In subordine, il rappresentante della pubblica accusa ha chiesto di ritenere solamente i familiari del principale imputato, che ferì a morte Vannini con un colpo d’arma da fuoco, responsabili di concorso anomalo (ai sensi dell’articolo 116 del codice penale) e di condannarli alla pena di 9 anni e 4 mesi di reclusione.

 

Nel procedimento di appello bis è imputata l’intera famiglia Ciontoli, dopo che la Cassazione ha disposto un nuovo processo di secondo grado per il riconoscimento dell’omicidio volontario con dolo eventuale per la morte di Marco, ucciso da un colpo di pistola mentre era a casa della fidanzata a Ladispoli, sul litorale romano.

Era la notte tra il 17 e il 18 maggio 2015 quando Marco Vannini rimase ferito da un colpo di pistola esploso in casa dei Ciontoli. Il ventenne della vicina Cerveteri, che poco prima aveva detto ai genitori che avrebbe trascorso la notte nell’abitazione della fidanzata, secondo gli inquirenti poteva essere salvato, ma sarebbe stato lasciato privo di soccorsi per due ore. Una condanna a morte.

In primo grado Ciontoli era stato condannato dal Tribunale di Civitavecchia a 14 anni di reclusione e gli altri imputati a tre anni.
In appello, però, il sottufficiale si era visto derubricare il reato di omicidio volontario in colposo e ridurre la pena a 5 anni di reclusione,

mentre per gli altri erano state confermate le condanne a 3 anni. Una sentenza annullata dalla Corte di Cassazione che, accogliendo i ricorsi della Procura generale e delle parti civili, ha disposto il nuovo processo che si sta tenendo davanti a un’altra sezione della Corte d’Assise d’Appello di Roma.

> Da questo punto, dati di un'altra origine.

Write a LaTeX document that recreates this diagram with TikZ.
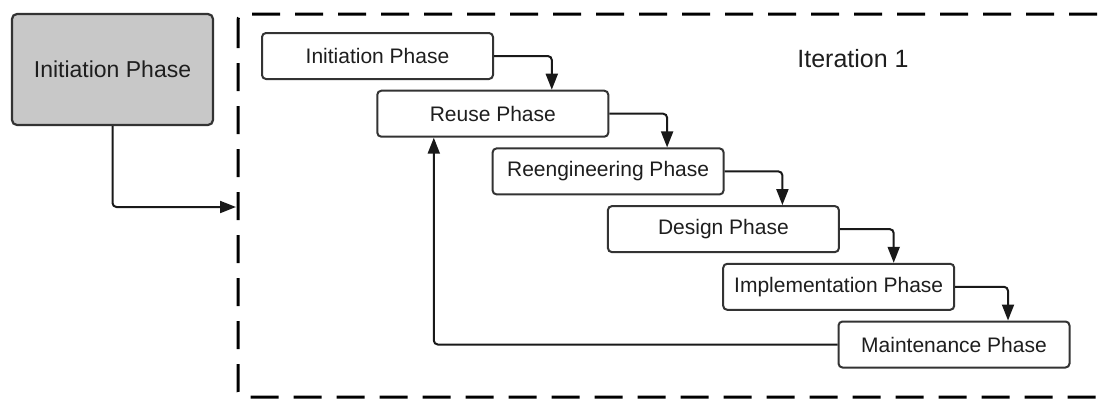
\documentclass[tikz,border=0pt]{standalone}
\usepackage{fontspec}
\setmainfont{Liberation Sans}
\usetikzlibrary{arrows.meta}
\definecolor{boxline}{HTML}{333333}
\definecolor{grayfill}{HTML}{C8C8C8}
\definecolor{txt}{HTML}{1E1E1E}
\tikzset{
  phasebox/.style={draw=boxline, line width=2pt, rounded corners=4pt, fill=white,
    minimum width=231pt, minimum height=46pt, inner sep=0pt, text=txt,
    font=\fontsize{21pt}{24pt}\selectfont},
  startbox/.style={draw=boxline, line width=2.2pt, rounded corners=5pt, fill=grayfill,
    minimum width=201pt, minimum height=111pt, inner sep=0pt, text=txt,
    font=\fontsize{23pt}{26pt}\selectfont},
  flow/.style={draw=black!90, line width=2pt, rounded corners=4pt,
    -{Triangle[length=16pt,width=12pt]}},
  frame/.style={draw=black, line width=3pt, dash pattern=on 28pt off 15pt, rounded corners=6pt}
}
\begin{document}
\begin{tikzpicture}[x=1pt,y=-1pt]
\useasboundingbox (0,0) rectangle (1099,400);
\clip (0,0) rectangle (1099,400);
\draw[frame] (238,14) rectangle (1130,397);
\coordinate (entry) at (236,207);
\node[startbox] (start) at (112.5,69.5) {Initiation Phase};
\node[text=txt, font=\fontsize{25pt}{28pt}\selectfont] (iter) at (853,59) {Iteration 1};
\node[phasebox] (p1) at (377.5,56) {Initiation Phase};
\node[phasebox] (p2) at (492.8,113.7) {Reuse Phase};
\node[phasebox] (p3) at (608.1,171.4) {Reengineering Phase};
\node[phasebox] (p4) at (723.4,229.1) {Design Phase};
\node[phasebox] (p5) at (838.7,286.8) {Implementation Phase};
\node[phasebox] (p6) at (954,344.5) {Maintenance Phase};
\draw[flow] (start.south) |- (entry);
\draw[flow] (p1.east) -| ([xshift=59pt]p2.north);
\draw[flow] (p2.east) -| ([xshift=59pt]p3.north);
\draw[flow] (p3.east) -| ([xshift=59pt]p4.north);
\draw[flow] (p4.east) -| ([xshift=55pt]p5.north);
\draw[flow] (p5.east) -| ([xshift=54pt]p6.north);
\draw[flow] (p6.west) -| ([xshift=-59pt]p2.south);
\end{tikzpicture}
\end{document}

Per i giudici della Suprema Corte la morte di Vannini sopraggiunse quale conseguenza sia delle lesioni causate dal colpo di pistola sia dalla mancanza di soccorsi che se tempestivamente attivati avrebbero “scongiurato l’effetto infausto”. “Una condotta omissiva fu tenuta da tutti gli imputati nel segmento successivo all’esplosione di un colpo di pistola ascrivibile soltanto ad Antonio Ciontoli, che, dopo il ferimento colposo, rimase inerte, quindi disse il falso ostacolando i soccorsi”.